E nell'innocenza vigile della noia, Baudelaire non cessò mai di fissare la malinconica presenza della Bellezza. Inventò infatti suggestive penombre per collocarle su ciò che corre allo sfacelo. Si distendono, nel panorama di una bellezza umana e immota, donne che si accasciano nelle voluttà proibite; paesaggi che si annebbiano, pazienti vecchine, stordite da una forma di dimenticanza. In una costante ricezione visiva, olfattiva e auditiva, Baudelaire accolse i risultati dello stordimento terrestre e il male come un manicheo riapparso, sotto le spoglie di un sonnambulo delicatissimo, nell'epoca della lussuria più fluida e del culto per la Bellezza in sé. Sembra allora che i suoi scorci riecheggino una dannazione non del tutto scomparsa. E il poeta si aggrappa a se stesso, a quella esistenza che sembra senza salvezza, ma che in realtà è redenta dalla innocenza. Si direbbe che lo spirito di questo poeta sia quello di un masochista, candido per un eccesso di terrore infantile e che la sua sensualità si neghi ai processi normali della maturità. Pertanto, occorre dire che il suo cattolicesimo non fu dogmaticamente rigoroso. Perdute le esigenze moraleggianti, divenne attitudine estetica nella scelta del proprio destino. Baudelaire fu infatti cattolico fino a quando non giunse alla scoperta della Bellezza: occorreva cioè dimenticare, nella malinconia, quel rimorso che in lui era a volte pentimento di credente e, a volte, attitudine alla creazione poetica.

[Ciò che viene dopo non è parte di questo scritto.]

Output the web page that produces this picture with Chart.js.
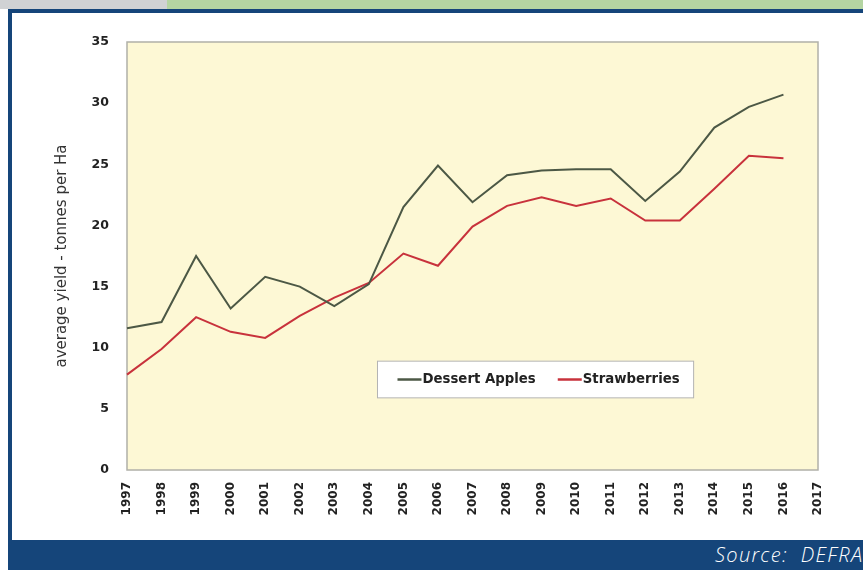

Si salvò dalla monotonia terribile dell'esistenza in virtù di un paziente lavoro di costruttore orfico. I suoi bassorilievi sono infatti mobili, pur rimanendo pregni di quell'atmosfera accidiosa di uno stanco amore, mai consumato fino in fondo. E non si sa se fu il vizio oggettivo a creare il suo genio angelico o se fu il rimorso di esser nato a proiettare fuori di sé la Bellezza. Nessuno fu più contemporaneo di lui d'una epoca matura per essere esaltata in una lingua armoniosa, in una forma adeguata ai paesaggi apollinei. Di qui il sorgere di certi ritmi, solenni come gli addii di una creatura in esilio, e le apparizioni irreali di una vita che, pure apparentemente in isfacelo, si immobilizzò nella Bellezza.

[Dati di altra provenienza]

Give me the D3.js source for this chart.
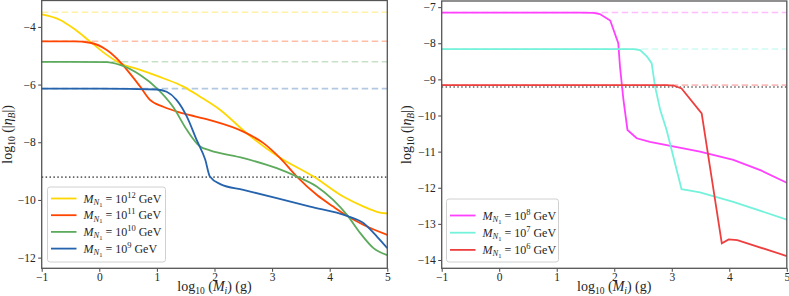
<!DOCTYPE html>
<html>
<head>
<meta charset="utf-8">
<script src="https://cdn.jsdelivr.net/npm/d3@7"></script>
<style>
body { margin: 0; background: #fff; }
text { font-family: "Liberation Serif", "DejaVu Serif", serif; fill: #262626; }
</style>
</head>
<body>
<svg id="chart" width="789" height="296"></svg>
<script>
// ---- data: left panel (high M_N1) ----
const xTicks = [-1, 0, 1, 2, 3, 4, 5];

const yellowX = [-1, -0.68, -0.45, -0.16, 0.13, 0.36, 0.71, 1.11, 1.46, 1.75, 2.10, 2.56, 3.11, 3.72, 4.24, 4.59, 4.82, 5.0];
const yellowY = [-3.57, -3.76, -4.05, -4.51, -4.97, -5.26, -5.49, -5.78, -6.07, -6.42, -6.88, -7.69, -8.50, -9.19, -9.89, -10.23, -10.41, -10.47];

const redX = [-1, -0.7, -0.45, -0.16, 0.13, 0.36, 0.53, 0.71, 0.88, 1.11, 1.46, 1.92, 2.50, 2.85, 3.14, 3.43, 3.78, 4.06, 4.30, 4.59, 5.0];
const redY = [-4.50, -4.50, -4.50, -4.55, -4.80, -5.21, -5.61, -6.07, -6.53, -6.77, -7.00, -7.23, -7.63, -8.03, -8.55, -9.19, -9.83, -10.23, -10.55, -10.87, -11.21];

const greenX = [-1, -0.5, 0.13, 0.36, 0.71, 1.0, 1.28, 1.52, 1.75, 1.92, 2.50, 3.08, 3.43, 3.78, 4.06, 4.30, 4.53, 4.76, 5.0];
const greenY = [-5.21, -5.21, -5.22, -5.32, -5.67, -6.13, -6.77, -7.57, -8.15, -8.28, -8.55, -8.90, -9.19, -9.54, -10.0, -10.52, -11.15, -11.67, -11.91];

const blueX = [-1, 0, 1.0, 1.17, 1.34, 1.52, 1.69, 1.84, 1.92, 2.10, 2.50, 3.08, 3.66, 4.30, 4.59, 4.82, 5.0];
const blueY = [-6.14, -6.14, -6.17, -6.25, -6.53, -7.11, -7.92, -8.61, -9.19, -9.45, -9.65, -9.94, -10.23, -10.55, -10.81, -11.27, -11.67];

const leftLevels = [-3.49, -4.50, -5.21, -6.14];   // dashed plateau lines
const leftExps = ["12", "11", "10", "9"];
const leftYTicks = [-12, -10, -8, -6, -4];

// ---- data: right panel (low M_N1) ----
const magentaX = [-1, 1.4, 1.64, 1.75, 1.93, 2.07, 2.10, 2.16, 2.23, 2.39, 2.62, 2.91, 3.49, 4.07, 4.55, 5.0];
const magentaY = [-7.15, -7.15, -7.16, -7.19, -7.37, -8.0, -8.65, -9.57, -10.40, -10.63, -10.73, -10.82, -11.0, -11.23, -11.52, -11.86];

const cyanX = [-1, 2.33, 2.45, 2.57, 2.65, 2.71, 2.80, 2.91, 3.17, 3.32, 3.49, 4.07, 5.0];
const cyanY = [-8.16, -8.16, -8.19, -8.37, -8.55, -9.20, -9.85, -10.40, -12.04, -12.08, -12.13, -12.39, -12.88];

const red2X = [-1, 2.91, 3.03, 3.17, 3.52, 3.87, 3.99, 4.14, 5.0];
const red2Y = [-9.16, -9.16, -9.17, -9.25, -9.94, -13.54, -13.43, -13.45, -13.89];

const rightLevels = [-7.15, -8.16, -9.16];
const rightExps = ["8", "7", "6"];
const rightYTicks = [-14, -13, -12, -11, -10, -9, -8, -7];

const observed = -9.21; // gray dotted line

const svg = d3.select("#chart");

const zip = (xs, ys) => xs.map((x, i) => [x, ys[i]]);
const fmt = d => d < 0 ? "\u2212" + Math.abs(d) : String(d);

// rich text with sub/superscripts: segments [text, size, italic, shift]
function richText(sel, segs) {
    let prev = 0;
    segs.forEach(([t, size, it, shift]) => {
        sel.append("tspan")
            .attr("dy", shift - prev)
            .attr("font-size", size)
            .attr("font-style", it ? "italic" : "normal")
            .text(t);
        prev = shift;
    });
}

function drawPanel(p) {
    const x = d3.scaleLinear().domain([-1, 5]).range([p.x0, p.x1]);
    const y = d3.scaleLinear().domain(p.yDomain).range([p.y1, p.y0]);
    const g = svg.append("g");

    // dashed plateau levels
    p.series.forEach((s, i) => {
        g.append("line")
            .attr("x1", x(-1)).attr("x2", x(5))
            .attr("y1", y(p.levels[i])).attr("y2", y(p.levels[i]))
            .attr("stroke", s.color).attr("stroke-opacity", 0.35)
            .attr("stroke-width", 1.6).attr("stroke-dasharray", "6.5,3.5");
    });

    // observed value
    g.append("line")
        .attr("x1", x(-1)).attr("x2", x(5))
        .attr("y1", y(observed)).attr("y2", y(observed))
        .attr("stroke", "#666").attr("stroke-width", 1.6)
        .attr("stroke-dasharray", "1.5,2.4");

    const line = d3.line().x(d => x(d[0])).y(d => y(d[1])).curve(p.curve);
    p.series.forEach(s => {
        g.append("path")
            .attr("d", line(zip(s.x, s.y)))
            .attr("fill", "none")
            .attr("stroke", s.color)
            .attr("stroke-width", 1.8);
    });

    // axes
    const xa = g.append("g").attr("transform", `translate(0,${p.y1})`)
        .call(d3.axisBottom(x).tickValues(xTicks).tickFormat(fmt).tickSize(3.5).tickPadding(1));
    const ya = g.append("g").attr("transform", `translate(${p.x0},0)`)
        .call(d3.axisLeft(y).tickValues(p.yTicks).tickFormat(fmt).tickSize(3.5).tickPadding(2.5));
    [xa, ya].forEach(a => {
        a.select(".domain").remove();
        a.selectAll("line").attr("stroke", "#444");
        a.selectAll("text").attr("font-size", 11.5).attr("font-family", "Liberation Serif").attr("fill", "#262626");
    });

    g.append("rect")
        .attr("x", p.x0).attr("y", p.y0)
        .attr("width", p.x1 - p.x0).attr("height", p.y1 - p.y0)
        .attr("fill", "none").attr("stroke", "#555").attr("stroke-width", 1.3);

    // x label
    const xl = g.append("text")
        .attr("x", (p.x0 + p.x1) / 2).attr("y", 290.5)
        .attr("text-anchor", "middle");
    richText(xl, [["log", 14, false, 0], ["10", 9.5, false, 3], [" (", 14, false, 0], ["M", 14, true, 0],
        ["i", 9.5, true, 3], [")  (g)", 14, false, 0]]);

    // y label
    const yl = g.append("text")
        .attr("transform", `translate(${p.ylx},${(p.y0 + p.y1) / 2}) rotate(-90)`)
        .attr("text-anchor", "middle");
    richText(yl, [["log", 14, false, 0], ["10", 9.5, false, 3], [" (|", 14, false, 0], ["\u03b7", 14, true, 0],
        ["B", 9.5, true, 3], ["|)", 14, false, 0]]);

    // legend
    const lg = g.append("g");
    lg.append("rect")
        .attr("x", p.leg.x).attr("y", p.leg.y)
        .attr("width", p.leg.w).attr("height", p.leg.h)
        .attr("rx", 2.5).attr("fill", "#fff").attr("fill-opacity", 0.8)
        .attr("stroke", "#d0d0d0").attr("stroke-width", 1);
    p.series.forEach((s, i) => {
        const ry = p.leg.y + p.leg.first + i * p.leg.step;
        lg.append("line")
            .attr("x1", p.leg.x + 3.5).attr("x2", p.leg.x + 29)
            .attr("y1", ry).attr("y2", ry)
            .attr("stroke", s.color).attr("stroke-width", 1.8);
        const t = lg.append("text").attr("x", p.leg.x + 36).attr("y", ry + 4);
        richText(t, [["M", 12, true, 0], ["N", 8.5, true, 2.5], ["1", 6.5, false, 4], [" = 10", 12, false, 0],
            [p.exps[i], 8.5, false, -5], [p.exps[i] === "12" ? "  GeV" : " GeV", 12, false, 0]]);
    });
}

drawPanel({
    x0: 41.7, x1: 387.3, y0: 0.5, y1: 268.3,
    yDomain: [-12.37, -3.085], yTicks: leftYTicks, ylx: 12,
    curve: d3.curveMonotoneX,
    levels: leftLevels, exps: leftExps,
    series: [
        { color: "#ffd700", x: yellowX, y: yellowY },
        { color: "#ff4500", x: redX, y: redY },
        { color: "#5daa5d", x: greenX, y: greenY },
        { color: "#2563ad", x: blueX, y: blueY }
    ],
    leg: { x: 47.5, y: 187, w: 118, h: 75, first: 11.5, step: 16.7 }
});

drawPanel({
    x0: 441.7, x1: 786.8, y0: 1, y1: 268.3,
    yDomain: [-14.23, -6.83], yTicks: rightYTicks, ylx: 411,
    curve: d3.curveLinear,
    levels: rightLevels, exps: rightExps,
    series: [
        { color: "#ff40ff", x: magentaX, y: magentaY },
        { color: "#74f2dc", x: cyanX, y: cyanY },
        { color: "#ee3f3f", x: red2X, y: red2Y }
    ],
    leg: { x: 446.5, y: 199, w: 112, h: 63, first: 16.5, step: 17.2 }
});
</script>
</body>
</html>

Baudelaire conobbe dunque tutti i segreti dell'ombra e della luce e non dimenticò mai che il sogno più vivo si realizza in un perpetuo dormiveglia dello spirito. Così poté liberamente, e con l'estrema disciplina del visionario consapevole, ordinare le sue donne dannate e i suoi tramonti gocciolanti angoscia sui muri appassiti della metro-poli. Ecco perché i suoi cieli sono lontani; in essi c e un senso di distanza, un'assenza~della banalità quotidiana. I suoi versi, architettati nella loro armoniosa solitudine, sono quasi permeati di sangue e di ricordi. Baudelaire, infatti, ebbe la esatta intuizione di ciò che il poeta rappresenta fra gli uomini; e non se ne rammaricò, predestinandosi, in tal modo, a comporre elegie per gli amori perduti, per le castità sepolte e per l'ordine proprio di tutte le utopie. Come uomo fu convinto di trovarsi nello stato di una spaventevole attesa; seppe cioè che l'unico rimedio stava nel costruirsi l'universo sempre aereo e plastico delle sillabe, in cui corre l'altra vita: il flusso della Bellezza. E arrivò alla consapevolezza di scavare nella propria lingua il suo vero paradiso.

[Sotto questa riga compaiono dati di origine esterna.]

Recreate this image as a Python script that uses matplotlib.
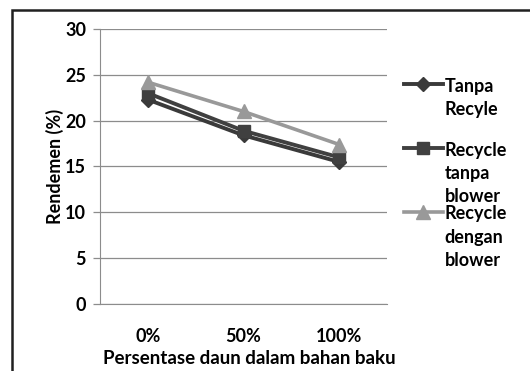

Nacque così la sua poesia, mortificata soltanto dalla illusoria presenza del vizio e del dolore, ma rallegrata da una luce ferma. In tutta la sua poesia affiora la nostalgia cristiana in toni di serena musica, dove il senso della natura si scioglie nel gusto amaro di soffrire per tutte le creature.
Infatti, da questi fiori maledetti e dai suoi poemi in prosa si sprigiona un solo profumo: quello delle primavere non più umane, ma sommerse nel paradiso ritrovato della Bellezza. Baudelaire avverti inoltre l'abissale distanza fra quel che si è quaggiù e quel che si può o si potrebbe essere in un mondo che soltanto l'immaginazione o il sogno annunzia con l'accento disperato di chi lo rimpiange in uno stato quasi ineffabile. E egli non fu come Dante che tentò di sostituirsi a Dio. Amò invece rimanere suddito nel girone di terra. E volle disperarsi coi propri simili, accomunandosi ad essi fraternamente, offrendo loro il dono più alto della vita: la Bellezza.